Maine National Guard Head: Changes Coming
Hoping to put all questions about the future of Maine's National Guard - as he put it - "To bed," Gov. Paul LePage called a press conference with Adj. Gen. James Campbell to discuss what's known and not known about a much larger restructuring of the U.S. military. LePage says the issue is being studied by a panel, and the media coverage in recent weeks of the possible loss of the 133rd Engineer Battalion has been well ahead of itself. But Campbell repeated his prediction that Maine will be targeted for change by top brass.
With the changing nature of wars America has fought, Maine's adjutant general, James Campbell, says Maine's National Guard will have to change. He says almost all of the funding for the guard comes from the federal government, and he has been ordered to develop alternatives to Maine's existing force, comprised mostly of engineers, at a time when the demand is for more infantry units.
"We are formed and funded and trained and maintained to be the combat reserve of the Army and Air Force," Campbell said. "So the Army and Air Force are the ones who decide what their combat reserves will look like."
Campbell says that is why he has said in email communications that it's likely the reorganization will go forward regardless of whether funding cuts occur. Both he and Gov. LePage say they want to avoid losing any National Guard jobs in Maine and would rather see growth.
"If there are going to be cuts, we don't want to be cut, so if there is some availability of growing or replacing, we go after those," LePage said.
"We don't want to lose jobs. And so, we don't want to do this, we're not going to volunteer for it," Campbell said. "What we have said to the National Guard is, if the worst case happens, we would rather convert a unit than have it eliminated entirely."
Campbell also points out that the Air Guard in Maine may benefit from the restructuring that is being proposed by military leaders.
"And you have to also remember that the National Guard is the Air Guard. And if you look at the debate going on in the Air Force it is a similar thing," Campbell said. "We have been very successful in Maine. We haven't lost anything, and we are not projected to lose anything on the Air Force side. In fact, we may grow a little bit, we think."

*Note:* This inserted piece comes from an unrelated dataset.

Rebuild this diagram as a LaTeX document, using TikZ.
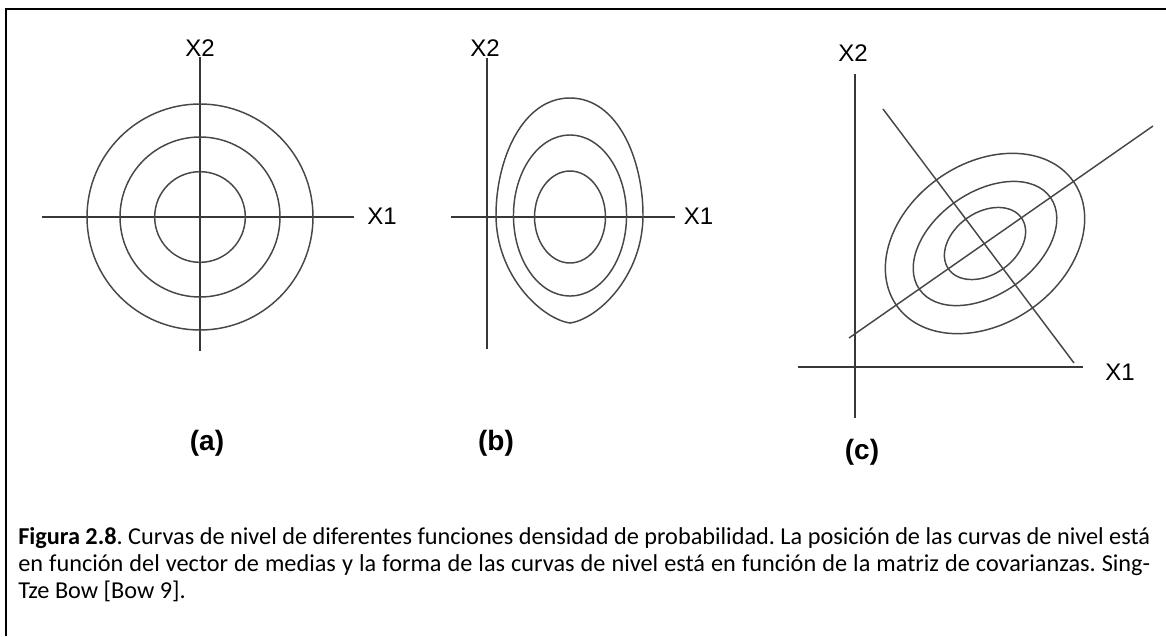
\documentclass[tikz,border=0pt]{standalone}
\usepackage{fontspec}
\setmainfont{Carlito}
\newfontfamily\arialf{Liberation Sans}
\frenchspacing
\begin{document}
\begin{tikzpicture}[x=0.75pt,y=-0.75pt,
  axis/.style={line width=1.5pt, draw=black!78},
  curve/.style={line width=1.1pt, draw=black!72},
  axlabel/.style={font=\arialf\fontsize{18}{20}\selectfont, inner sep=0pt, text=black},
  panellabel/.style={font=\arialf\bfseries\fontsize{21}{24}\selectfont, inner sep=0pt},
  capline/.style={font=\frenchspacing\fontsize{18.2}{21}\selectfont, inner sep=0pt, anchor=base west},
  frameline/.style={line width=1.6pt, draw=black}]
\useasboundingbox (0,0) rectangle (1166,636);
% frame
\coordinate (fl) at (6,636);
\coordinate (fc) at (6,9);
\coordinate (fr) at (1166,9);
\draw[frameline] (fl) -- (fc) -- (fr);

% ---------- panel (a)
\coordinate (ac) at (200,217);
\coordinate (ahl) at (42,217);
\coordinate (ahr) at (354,217);
\coordinate (avt) at (200,57);
\coordinate (avb) at (200,351);
\draw[axis] (ahl) -- (ahr);
\draw[axis] (avt) -- (avb);
\draw[curve] (ac) circle [radius=84.75pt];
\draw[curve] (ac) circle [radius=60pt];
\draw[curve] (ac) circle [radius=34pt];
\node[axlabel] (ax2) at (200,48) {X2};
\node[axlabel] (ax1) at (382,216) {X1};
\node[panellabel] (la) at (207,443) {(a)};

% ---------- panel (b)
\coordinate (bhl) at (451,217);
\coordinate (bhr) at (675,217);
\coordinate (bvt) at (487,58);
\coordinate (bvb) at (487,349);
\draw[axis] (bhl) -- (bhr);
\draw[axis] (bvt) -- (bvb);
\draw[curve] (570,98) .. controls (618,98) and (643,160) .. (643,215)
  .. controls (643,276) and (598,319) .. (570,323)
  .. controls (542,319) and (496,276) .. (496,215)
  .. controls (496,160) and (522,98) .. (570,98) -- cycle;
\draw[curve] (570,215.5) ellipse [x radius=42.4pt, y radius=60.4pt];
\draw[curve] (570,217) ellipse [x radius=26.6pt, y radius=34.5pt];
\node[axlabel] (bx2) at (485,48) {X2};
\node[axlabel] (bx1) at (698.5,216) {X1};
\node[panellabel] (lb) at (496,443) {(b)};

% ---------- panel (c)
\coordinate (chl) at (798,367);
\coordinate (chr) at (1083,367);
\coordinate (cvt) at (855,74);
\coordinate (cvb) at (855,418);
\draw[axis] (chl) -- (chr);
\draw[axis] (cvt) -- (cvb);
\coordinate (d1a) at (849,338);
\coordinate (d1b) at (1153,126);
\coordinate (d2a) at (883,109);
\coordinate (d2b) at (1074,363);
\draw[curve] (d1a) -- (d1b);
\draw[curve] (d2a) -- (d2b);
\coordinate (cc) at (985,243.5);
\draw[curve, rotate around={35:(cc)}] (cc) ellipse [x radius=81pt, y radius=60pt];
\draw[curve, rotate around={35:(cc)}] (cc) ellipse [x radius=60pt, y radius=38.3pt];
\draw[curve, rotate around={35:(cc)}] (cc) ellipse [x radius=33.4pt, y radius=23.3pt];
\node[axlabel] (cx2) at (853,53) {X2};
\node[axlabel] (cx1) at (1120,372) {X1};
\node[panellabel] (lc) at (862,452) {(c)};

% ---------- caption
\node[capline] (cap1) at (18,544) {\makebox[849pt][s]{\textbf{Figura 2.8}. Curvas de nivel de diferentes funciones densidad de probabilidad. La posición de las curvas de nivel está}};
\node[capline] (cap2) at (18,571) {\makebox[849pt][s]{en función del vector de medias y la forma de las curvas de nivel está en función de la matriz de covarianzas. Sing-}};
\node[capline] (cap3) at (18,598) {Tze Bow [Bow 9].};
\end{tikzpicture}
\end{document}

And Campbell acknowledged that he did not make his position as clear as he should have in an email to members of the state's congressional delegation, reiterating that he and the governor oppose the exchange of the 133rd Engineer Battalion for an infantry battalion. He says it is his belief that will be likely because of what he has been hearing from military leaders in Washington.
"If there is a misinterpretation of some of the things that have come out, I take responsibility for that," he said, "but I don't need to apologize for it, because we have been on record about this for a long time. And I think my soldiers and my staff understand very clearly what is happening."
Both Campbell and the governor stress that the timeline for decision from the Pentagon will be in several years, possibly not until after 2016, when a commission to study the Army structure would make its report.
That commission has been approved in the U.S. House and Senate at the committee level, but has yet to become law, let alone the commission members named.